JEDDAH: A joint investigation team on Saturday found that the Saudi-led Coalition bombed a funeral ceremony in Sanaa last week based on wrong information that the hall was packed with Houthi leaders.
Some 140 people were killed in the bombing and more than 600 were wounded in the air strike on Oct. 8, prompting condemnations.
The Joint Incidents Assessment Team (JIAT) said the wrong information was provided by “a party affiliated to the Yemeni Presidency of the General Chief of Staff.”
It said the information claimed that there was a gathering of armed Houthi leaders “and insisted that the location be targeted immediately as a legitimate military target,” the investigators said in a statement carried by the Saudi Press Agency (SPA).
JIAT is an oversight body composed of representatives from coalition states, including Saudi Arabia, the United Arab Emirates, Kuwait, Bahrain, Qatar and Yemen, created in January to look into complaints about the coalition’s conduct in its “Decisive Storm” campaign in Yemen.
The report said the Air Operation Center in Yemen directed a “close air support mission” to target the site without getting approval from the coalition’s command, a violation of protocol.
"Because of non-compliance with coalition rules of engagement and procedures, and the issuing of incorrect information, a coalition aircraft wrongly targeted the location, resulting in civilian deaths and injuries," the report said.
It called for a review of rules of engagement and compensation for the families of victims.
Houthis and the group of former Yemen president Abdullah Saleh have seized on the bombing incident to discredit the Coalition, which had intervened in Yemen in April 2015 to restore the UN-recognized government of President Abedrabbo Mansour Hadi.

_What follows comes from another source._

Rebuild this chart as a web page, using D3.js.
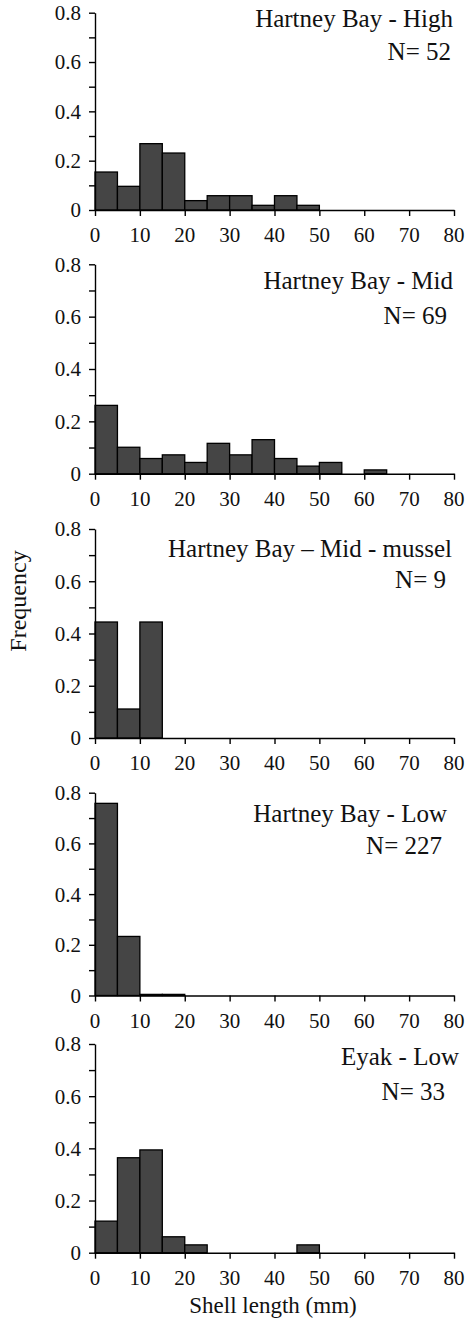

The investigation said the source of the information insisted the location was “a legitimate military target.” A number of Houthi leaders were said to be among those killed or wounded in the funeral, which was of the father of a senior Houthi rebel commander.
Nonetheless, the JIAT said “appropriate action must be taken against those who caused the incident.”
JIAT’s statement said the team is “still gathering and analyzing data related to the incident, namely reports about some sides that used this erroneous bombing to increase the number of victims, in coordination with the relevant agencies of the legitimate Yemeni government and concerned states, and will announce the results as soon as its investigations are complete.”
The Hadi government has yet to publicly comment on the October 8 bombing.
Yemen’s chief of staff is Maj. Gen. Mohammed Ali Al-Maqdishi, a close ally of the powerful army general Ali Mohsen Al-Ahmar, now serving as vice president.
Coalition accepts JIAT findings
In a statement on SPA, the Coalition Forces Command said it had examined the results of the JIAT investigation into the Great Hall incident and “affirms that it accepts the results of the investigation, and has begun to implement the JIAT's recommendations.”
“The coalition command expresses its regret at this unintentional incident and the ensuing pain for victims' families. The incident is not in line with the coalition's objectives, namely protecting civilians and restoring safety and stability to Yemen.” the statement said.
In a letter to the United Nations Security Council last weekend, Saudi Arabia expressed “deep regret" over the attack.
Custodian of the Two Holy Mosques King Salman subsequently directed the King Salman Center for Relief and Humanitarian Aid (KSRelief) to coordinate with the Arab coalition, the legitimate Yemeni government, and UN organizations to facilitate the transfer abroad of the injured who need to be treated in the funeral bombing.
KSRelief has been instructed to allocate the amount of SR200 million for the operation, with Sudan as the possible host country to treat the wounded.
An Agence France Presse report on Saturday said an Omani aircraft landed in the rebel-held Yemeni capital on Saturday to evacuate 115 of the most seriously wounded, but it was not clear whether the treatment would be done in Sudan or Oman.
Oman is the only Gulf Arab state that is not part of the coalition fighting the Houthi rebels and has previously organized evacuations from Sanaa of Westerners and others who had been detained by the insurgents.
The Omani aircraft also flew home to Sanaa the rebel negotiating team which had been stranded in the sultanate’s capital Muscat since the collapse of UN-brokered peace talks in Kuwait in August because of the air blockade, said the report.